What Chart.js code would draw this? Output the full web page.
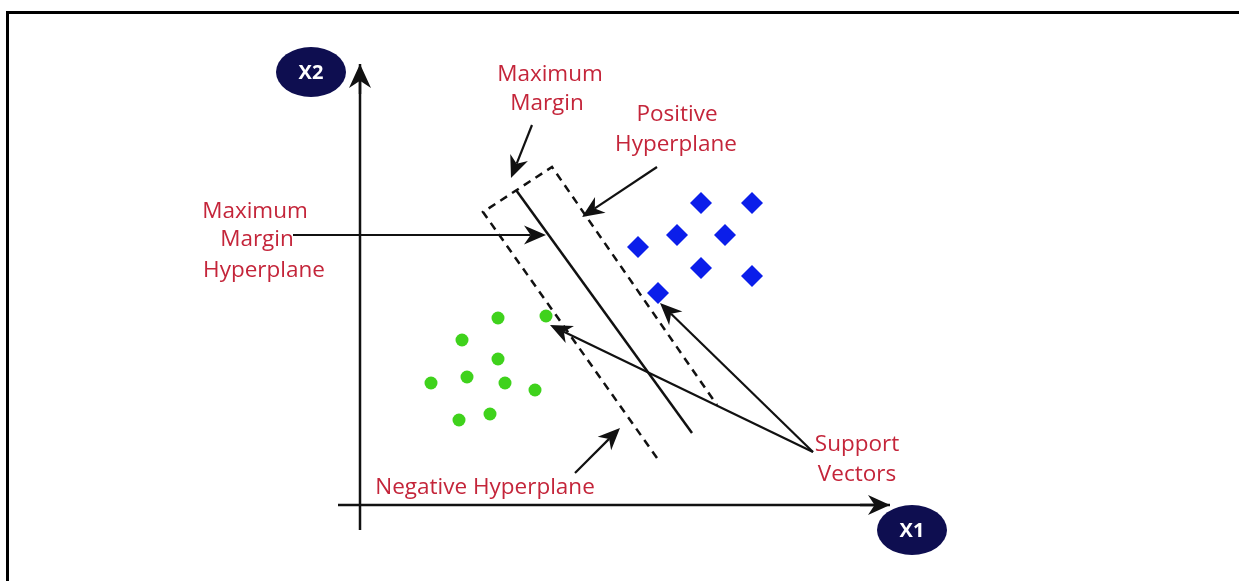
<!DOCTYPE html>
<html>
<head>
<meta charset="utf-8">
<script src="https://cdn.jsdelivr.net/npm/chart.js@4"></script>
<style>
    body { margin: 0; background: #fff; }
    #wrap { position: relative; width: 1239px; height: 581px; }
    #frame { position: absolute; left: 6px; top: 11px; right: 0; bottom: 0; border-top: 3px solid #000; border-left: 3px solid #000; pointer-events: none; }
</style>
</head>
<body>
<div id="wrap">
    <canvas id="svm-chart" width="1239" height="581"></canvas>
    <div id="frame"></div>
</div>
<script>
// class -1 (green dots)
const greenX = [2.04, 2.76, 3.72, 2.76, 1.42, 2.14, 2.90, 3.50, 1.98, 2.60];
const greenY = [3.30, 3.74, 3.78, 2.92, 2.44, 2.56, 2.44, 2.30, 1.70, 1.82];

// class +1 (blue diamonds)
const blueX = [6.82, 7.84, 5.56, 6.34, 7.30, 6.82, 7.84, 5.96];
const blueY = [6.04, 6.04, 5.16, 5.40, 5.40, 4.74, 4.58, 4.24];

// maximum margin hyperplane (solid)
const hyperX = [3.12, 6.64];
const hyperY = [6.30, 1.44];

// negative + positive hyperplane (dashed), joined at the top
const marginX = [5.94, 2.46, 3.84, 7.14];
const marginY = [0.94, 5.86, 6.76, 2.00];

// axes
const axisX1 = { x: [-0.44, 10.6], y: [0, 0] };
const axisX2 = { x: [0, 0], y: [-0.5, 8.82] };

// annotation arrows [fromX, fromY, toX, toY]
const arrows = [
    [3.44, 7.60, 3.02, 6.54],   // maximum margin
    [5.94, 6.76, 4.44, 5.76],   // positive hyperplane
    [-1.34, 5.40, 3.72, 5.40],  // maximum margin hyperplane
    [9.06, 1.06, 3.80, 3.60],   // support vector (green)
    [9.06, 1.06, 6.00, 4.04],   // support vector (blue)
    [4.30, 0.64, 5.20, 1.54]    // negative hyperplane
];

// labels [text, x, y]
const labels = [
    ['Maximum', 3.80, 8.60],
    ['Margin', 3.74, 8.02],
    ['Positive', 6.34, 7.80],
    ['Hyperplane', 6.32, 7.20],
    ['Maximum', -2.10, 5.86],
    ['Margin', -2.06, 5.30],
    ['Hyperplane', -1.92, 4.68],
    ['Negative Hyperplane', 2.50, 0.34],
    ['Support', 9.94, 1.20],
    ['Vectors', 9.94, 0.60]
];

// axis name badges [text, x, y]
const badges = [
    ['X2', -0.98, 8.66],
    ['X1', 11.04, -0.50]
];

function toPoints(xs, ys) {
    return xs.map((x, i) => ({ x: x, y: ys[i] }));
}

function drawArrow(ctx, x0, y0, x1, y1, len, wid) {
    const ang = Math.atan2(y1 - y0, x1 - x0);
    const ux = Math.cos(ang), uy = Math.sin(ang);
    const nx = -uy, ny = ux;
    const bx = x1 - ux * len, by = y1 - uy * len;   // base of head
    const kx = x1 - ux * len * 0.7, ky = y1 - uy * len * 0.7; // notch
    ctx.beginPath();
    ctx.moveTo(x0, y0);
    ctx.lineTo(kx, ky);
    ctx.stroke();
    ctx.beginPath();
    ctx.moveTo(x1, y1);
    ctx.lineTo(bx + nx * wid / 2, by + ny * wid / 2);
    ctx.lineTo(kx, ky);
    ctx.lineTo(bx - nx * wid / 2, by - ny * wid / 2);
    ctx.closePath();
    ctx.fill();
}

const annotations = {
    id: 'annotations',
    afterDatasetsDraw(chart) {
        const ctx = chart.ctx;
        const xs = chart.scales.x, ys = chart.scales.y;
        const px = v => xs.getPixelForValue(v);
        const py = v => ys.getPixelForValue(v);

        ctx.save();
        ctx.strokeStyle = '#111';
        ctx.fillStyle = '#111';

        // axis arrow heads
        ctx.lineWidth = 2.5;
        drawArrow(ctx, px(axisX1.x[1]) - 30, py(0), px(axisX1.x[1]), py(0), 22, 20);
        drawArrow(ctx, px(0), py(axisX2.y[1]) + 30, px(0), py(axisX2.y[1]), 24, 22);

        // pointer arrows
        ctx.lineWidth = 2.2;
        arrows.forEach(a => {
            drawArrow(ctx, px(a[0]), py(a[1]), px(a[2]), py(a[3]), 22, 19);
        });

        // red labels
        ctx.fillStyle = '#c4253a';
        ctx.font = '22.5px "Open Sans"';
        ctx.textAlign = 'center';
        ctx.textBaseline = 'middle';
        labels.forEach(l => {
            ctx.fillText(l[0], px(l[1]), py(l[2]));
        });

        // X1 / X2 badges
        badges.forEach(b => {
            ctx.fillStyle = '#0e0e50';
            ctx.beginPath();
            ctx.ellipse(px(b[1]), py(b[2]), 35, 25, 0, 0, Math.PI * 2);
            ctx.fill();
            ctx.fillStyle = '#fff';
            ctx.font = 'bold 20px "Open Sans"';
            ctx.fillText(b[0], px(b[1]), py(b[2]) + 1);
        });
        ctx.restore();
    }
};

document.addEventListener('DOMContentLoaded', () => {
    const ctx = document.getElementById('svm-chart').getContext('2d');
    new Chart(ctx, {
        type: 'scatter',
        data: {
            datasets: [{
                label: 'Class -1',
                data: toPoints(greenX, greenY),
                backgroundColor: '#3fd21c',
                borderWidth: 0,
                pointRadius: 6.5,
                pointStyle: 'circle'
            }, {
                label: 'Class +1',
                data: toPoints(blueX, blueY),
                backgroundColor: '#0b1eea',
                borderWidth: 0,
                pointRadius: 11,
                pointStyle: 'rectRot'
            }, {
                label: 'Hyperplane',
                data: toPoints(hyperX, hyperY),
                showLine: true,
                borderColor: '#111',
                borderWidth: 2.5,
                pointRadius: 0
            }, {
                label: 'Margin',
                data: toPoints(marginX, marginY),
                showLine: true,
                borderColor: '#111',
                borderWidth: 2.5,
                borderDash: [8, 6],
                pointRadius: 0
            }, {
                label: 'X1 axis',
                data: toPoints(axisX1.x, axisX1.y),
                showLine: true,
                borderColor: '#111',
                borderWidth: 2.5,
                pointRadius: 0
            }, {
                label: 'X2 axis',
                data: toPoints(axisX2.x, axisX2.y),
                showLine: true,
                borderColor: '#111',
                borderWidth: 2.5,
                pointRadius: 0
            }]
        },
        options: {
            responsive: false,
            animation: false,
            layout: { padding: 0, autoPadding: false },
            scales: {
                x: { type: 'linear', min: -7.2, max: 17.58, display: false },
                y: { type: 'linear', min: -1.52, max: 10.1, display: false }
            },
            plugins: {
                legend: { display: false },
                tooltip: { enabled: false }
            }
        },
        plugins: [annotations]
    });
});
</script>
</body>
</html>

- - - - -

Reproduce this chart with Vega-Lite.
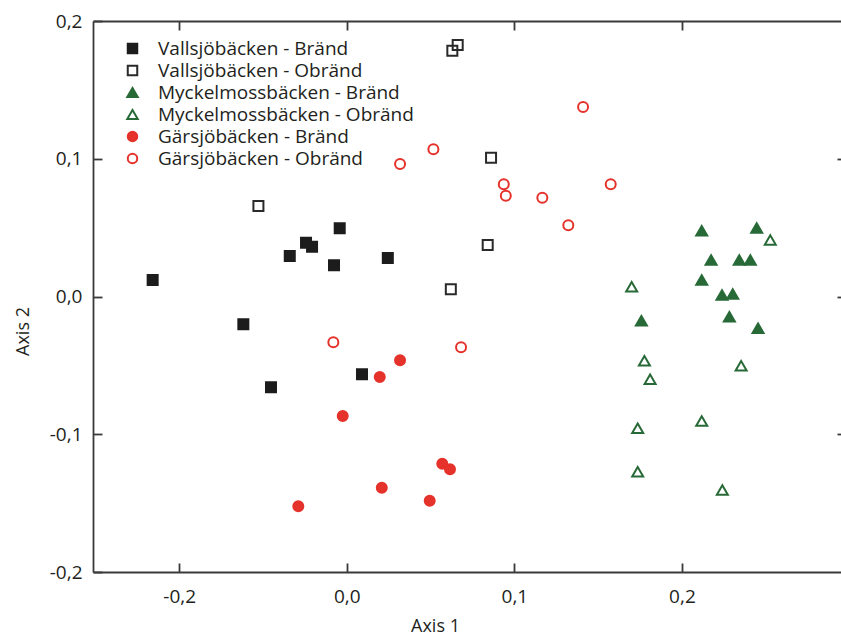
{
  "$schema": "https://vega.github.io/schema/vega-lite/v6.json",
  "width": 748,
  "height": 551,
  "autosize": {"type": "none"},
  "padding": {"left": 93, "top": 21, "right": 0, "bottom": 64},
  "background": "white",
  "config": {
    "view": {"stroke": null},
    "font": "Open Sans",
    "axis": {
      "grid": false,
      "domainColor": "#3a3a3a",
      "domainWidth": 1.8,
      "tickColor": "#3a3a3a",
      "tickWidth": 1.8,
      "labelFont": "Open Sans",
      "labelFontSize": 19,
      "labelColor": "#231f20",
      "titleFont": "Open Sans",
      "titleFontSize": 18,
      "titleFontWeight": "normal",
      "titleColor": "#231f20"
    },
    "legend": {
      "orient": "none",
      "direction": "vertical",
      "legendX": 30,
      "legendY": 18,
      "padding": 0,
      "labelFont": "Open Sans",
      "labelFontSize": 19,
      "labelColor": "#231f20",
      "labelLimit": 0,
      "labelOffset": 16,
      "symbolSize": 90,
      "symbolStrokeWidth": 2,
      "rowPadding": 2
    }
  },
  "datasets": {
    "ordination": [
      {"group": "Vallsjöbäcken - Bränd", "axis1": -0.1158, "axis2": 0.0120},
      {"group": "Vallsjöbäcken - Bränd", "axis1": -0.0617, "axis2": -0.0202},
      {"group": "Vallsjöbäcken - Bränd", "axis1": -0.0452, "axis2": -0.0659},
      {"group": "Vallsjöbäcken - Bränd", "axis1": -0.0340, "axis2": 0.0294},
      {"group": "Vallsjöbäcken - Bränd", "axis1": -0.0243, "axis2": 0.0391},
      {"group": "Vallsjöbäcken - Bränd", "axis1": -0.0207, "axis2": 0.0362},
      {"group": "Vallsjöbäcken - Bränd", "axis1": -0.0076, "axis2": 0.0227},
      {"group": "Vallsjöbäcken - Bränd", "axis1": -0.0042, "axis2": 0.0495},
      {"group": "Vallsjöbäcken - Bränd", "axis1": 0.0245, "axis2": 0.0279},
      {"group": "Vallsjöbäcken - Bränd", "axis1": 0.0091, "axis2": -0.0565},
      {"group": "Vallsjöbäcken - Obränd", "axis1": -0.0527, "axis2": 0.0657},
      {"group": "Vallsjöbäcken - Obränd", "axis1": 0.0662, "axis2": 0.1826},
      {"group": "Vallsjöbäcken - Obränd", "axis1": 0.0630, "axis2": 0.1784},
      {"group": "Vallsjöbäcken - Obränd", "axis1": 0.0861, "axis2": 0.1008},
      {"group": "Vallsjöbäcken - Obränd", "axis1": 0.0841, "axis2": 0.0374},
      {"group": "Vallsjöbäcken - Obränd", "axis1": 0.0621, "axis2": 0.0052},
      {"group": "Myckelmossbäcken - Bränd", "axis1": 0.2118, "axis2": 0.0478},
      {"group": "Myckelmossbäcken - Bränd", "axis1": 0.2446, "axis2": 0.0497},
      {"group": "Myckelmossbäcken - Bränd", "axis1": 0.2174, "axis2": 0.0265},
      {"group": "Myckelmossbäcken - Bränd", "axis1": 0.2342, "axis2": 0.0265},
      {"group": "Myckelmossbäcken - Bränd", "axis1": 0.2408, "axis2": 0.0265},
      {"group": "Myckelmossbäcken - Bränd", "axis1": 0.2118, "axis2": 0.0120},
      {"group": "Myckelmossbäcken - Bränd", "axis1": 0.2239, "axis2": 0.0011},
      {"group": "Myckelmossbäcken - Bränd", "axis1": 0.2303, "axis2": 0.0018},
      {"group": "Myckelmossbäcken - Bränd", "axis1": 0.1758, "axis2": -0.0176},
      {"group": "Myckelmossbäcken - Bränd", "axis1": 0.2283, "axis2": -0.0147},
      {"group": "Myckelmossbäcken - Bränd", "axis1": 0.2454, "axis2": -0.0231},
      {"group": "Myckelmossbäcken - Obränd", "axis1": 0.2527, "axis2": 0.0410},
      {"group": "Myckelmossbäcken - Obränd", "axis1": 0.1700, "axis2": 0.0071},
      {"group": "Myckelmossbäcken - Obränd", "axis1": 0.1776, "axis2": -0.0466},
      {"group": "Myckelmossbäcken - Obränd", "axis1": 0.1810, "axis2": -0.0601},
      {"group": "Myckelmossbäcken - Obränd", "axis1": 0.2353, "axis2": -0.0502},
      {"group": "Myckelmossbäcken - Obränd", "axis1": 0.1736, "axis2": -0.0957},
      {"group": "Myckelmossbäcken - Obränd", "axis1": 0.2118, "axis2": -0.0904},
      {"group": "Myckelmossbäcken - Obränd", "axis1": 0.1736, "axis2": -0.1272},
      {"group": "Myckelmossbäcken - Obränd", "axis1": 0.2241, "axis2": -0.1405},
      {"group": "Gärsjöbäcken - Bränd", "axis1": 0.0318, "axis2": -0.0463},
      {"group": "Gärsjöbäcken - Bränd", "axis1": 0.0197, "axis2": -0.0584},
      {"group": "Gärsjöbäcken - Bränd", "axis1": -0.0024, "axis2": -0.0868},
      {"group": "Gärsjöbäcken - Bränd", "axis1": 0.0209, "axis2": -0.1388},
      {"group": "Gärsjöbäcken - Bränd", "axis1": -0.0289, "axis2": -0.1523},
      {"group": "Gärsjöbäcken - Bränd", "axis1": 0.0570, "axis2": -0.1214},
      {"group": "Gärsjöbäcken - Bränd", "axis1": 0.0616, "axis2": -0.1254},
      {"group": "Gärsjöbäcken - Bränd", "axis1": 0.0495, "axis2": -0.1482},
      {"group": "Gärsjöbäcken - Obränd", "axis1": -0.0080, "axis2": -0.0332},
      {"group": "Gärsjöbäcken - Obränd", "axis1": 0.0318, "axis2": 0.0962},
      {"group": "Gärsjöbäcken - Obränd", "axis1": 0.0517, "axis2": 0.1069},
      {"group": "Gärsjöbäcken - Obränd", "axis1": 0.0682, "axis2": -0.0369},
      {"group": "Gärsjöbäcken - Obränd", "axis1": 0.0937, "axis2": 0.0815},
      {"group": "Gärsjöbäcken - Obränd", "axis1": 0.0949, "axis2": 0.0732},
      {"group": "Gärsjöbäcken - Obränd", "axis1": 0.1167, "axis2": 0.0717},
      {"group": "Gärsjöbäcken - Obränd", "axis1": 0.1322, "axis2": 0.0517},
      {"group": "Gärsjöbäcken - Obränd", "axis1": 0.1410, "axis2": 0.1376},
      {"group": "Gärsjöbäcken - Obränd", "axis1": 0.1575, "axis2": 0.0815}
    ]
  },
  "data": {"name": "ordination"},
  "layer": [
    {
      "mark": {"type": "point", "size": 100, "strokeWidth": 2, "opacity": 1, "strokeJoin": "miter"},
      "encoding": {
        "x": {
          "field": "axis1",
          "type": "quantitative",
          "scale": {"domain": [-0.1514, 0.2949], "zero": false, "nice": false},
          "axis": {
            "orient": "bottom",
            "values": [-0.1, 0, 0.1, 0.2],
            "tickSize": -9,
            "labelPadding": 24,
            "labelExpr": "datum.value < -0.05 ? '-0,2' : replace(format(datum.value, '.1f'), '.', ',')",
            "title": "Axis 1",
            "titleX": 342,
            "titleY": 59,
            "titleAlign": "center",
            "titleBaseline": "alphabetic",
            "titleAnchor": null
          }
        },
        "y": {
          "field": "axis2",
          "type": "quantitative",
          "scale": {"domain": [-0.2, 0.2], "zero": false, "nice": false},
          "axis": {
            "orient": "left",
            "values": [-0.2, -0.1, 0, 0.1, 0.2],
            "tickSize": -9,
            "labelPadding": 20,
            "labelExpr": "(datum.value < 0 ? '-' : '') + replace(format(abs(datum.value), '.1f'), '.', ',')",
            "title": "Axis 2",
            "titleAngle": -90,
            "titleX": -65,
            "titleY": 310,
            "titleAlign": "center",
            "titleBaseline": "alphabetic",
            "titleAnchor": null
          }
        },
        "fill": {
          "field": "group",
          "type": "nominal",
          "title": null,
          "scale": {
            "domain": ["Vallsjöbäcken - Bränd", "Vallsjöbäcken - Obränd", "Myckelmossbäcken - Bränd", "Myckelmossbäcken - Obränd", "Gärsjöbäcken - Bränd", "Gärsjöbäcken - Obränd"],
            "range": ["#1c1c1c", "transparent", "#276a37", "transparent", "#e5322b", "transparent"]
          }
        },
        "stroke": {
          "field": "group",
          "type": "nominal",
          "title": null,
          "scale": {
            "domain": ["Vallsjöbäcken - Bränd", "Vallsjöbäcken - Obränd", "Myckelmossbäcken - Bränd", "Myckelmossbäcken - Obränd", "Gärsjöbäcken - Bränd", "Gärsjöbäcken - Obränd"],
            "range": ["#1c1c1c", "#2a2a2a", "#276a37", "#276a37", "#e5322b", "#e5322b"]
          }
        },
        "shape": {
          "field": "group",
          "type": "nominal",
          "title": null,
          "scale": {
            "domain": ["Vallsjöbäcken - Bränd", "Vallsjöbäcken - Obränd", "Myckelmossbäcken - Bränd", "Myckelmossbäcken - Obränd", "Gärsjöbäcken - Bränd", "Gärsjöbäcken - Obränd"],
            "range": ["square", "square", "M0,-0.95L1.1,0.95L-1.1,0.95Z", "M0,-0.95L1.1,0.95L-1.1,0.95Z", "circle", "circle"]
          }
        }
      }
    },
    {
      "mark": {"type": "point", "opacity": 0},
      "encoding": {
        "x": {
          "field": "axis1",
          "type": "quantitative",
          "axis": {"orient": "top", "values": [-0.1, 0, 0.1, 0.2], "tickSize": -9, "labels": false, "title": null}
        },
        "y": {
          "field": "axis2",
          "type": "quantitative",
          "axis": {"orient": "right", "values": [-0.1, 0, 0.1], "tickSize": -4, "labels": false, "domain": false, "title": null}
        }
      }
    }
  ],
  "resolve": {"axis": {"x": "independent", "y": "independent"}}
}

- - - - -

→ WHAT YOU WILL DO
Between the line with "What Chart.js code" and the line with "2.30, 1.70, 1.82];", ends included, lies the span to copy exactly; copy nothing else and leave out the pictures.

→ WRITTEN REPLY
What Chart.js code would draw this? Output the full web page.
<!DOCTYPE html>
<html>
<head>
<meta charset="utf-8">
<script src="https://cdn.jsdelivr.net/npm/chart.js@4"></script>
<style>
    body { margin: 0; background: #fff; }
    #wrap { position: relative; width: 1239px; height: 581px; }
    #frame { position: absolute; left: 6px; top: 11px; right: 0; bottom: 0; border-top: 3px solid #000; border-left: 3px solid #000; pointer-events: none; }
</style>
</head>
<body>
<div id="wrap">
    <canvas id="svm-chart" width="1239" height="581"></canvas>
    <div id="frame"></div>
</div>
<script>
// class -1 (green dots)
const greenX = [2.04, 2.76, 3.72, 2.76, 1.42, 2.14, 2.90, 3.50, 1.98, 2.60];
const greenY = [3.30, 3.74, 3.78, 2.92, 2.44, 2.56, 2.44, 2.30, 1.70, 1.82];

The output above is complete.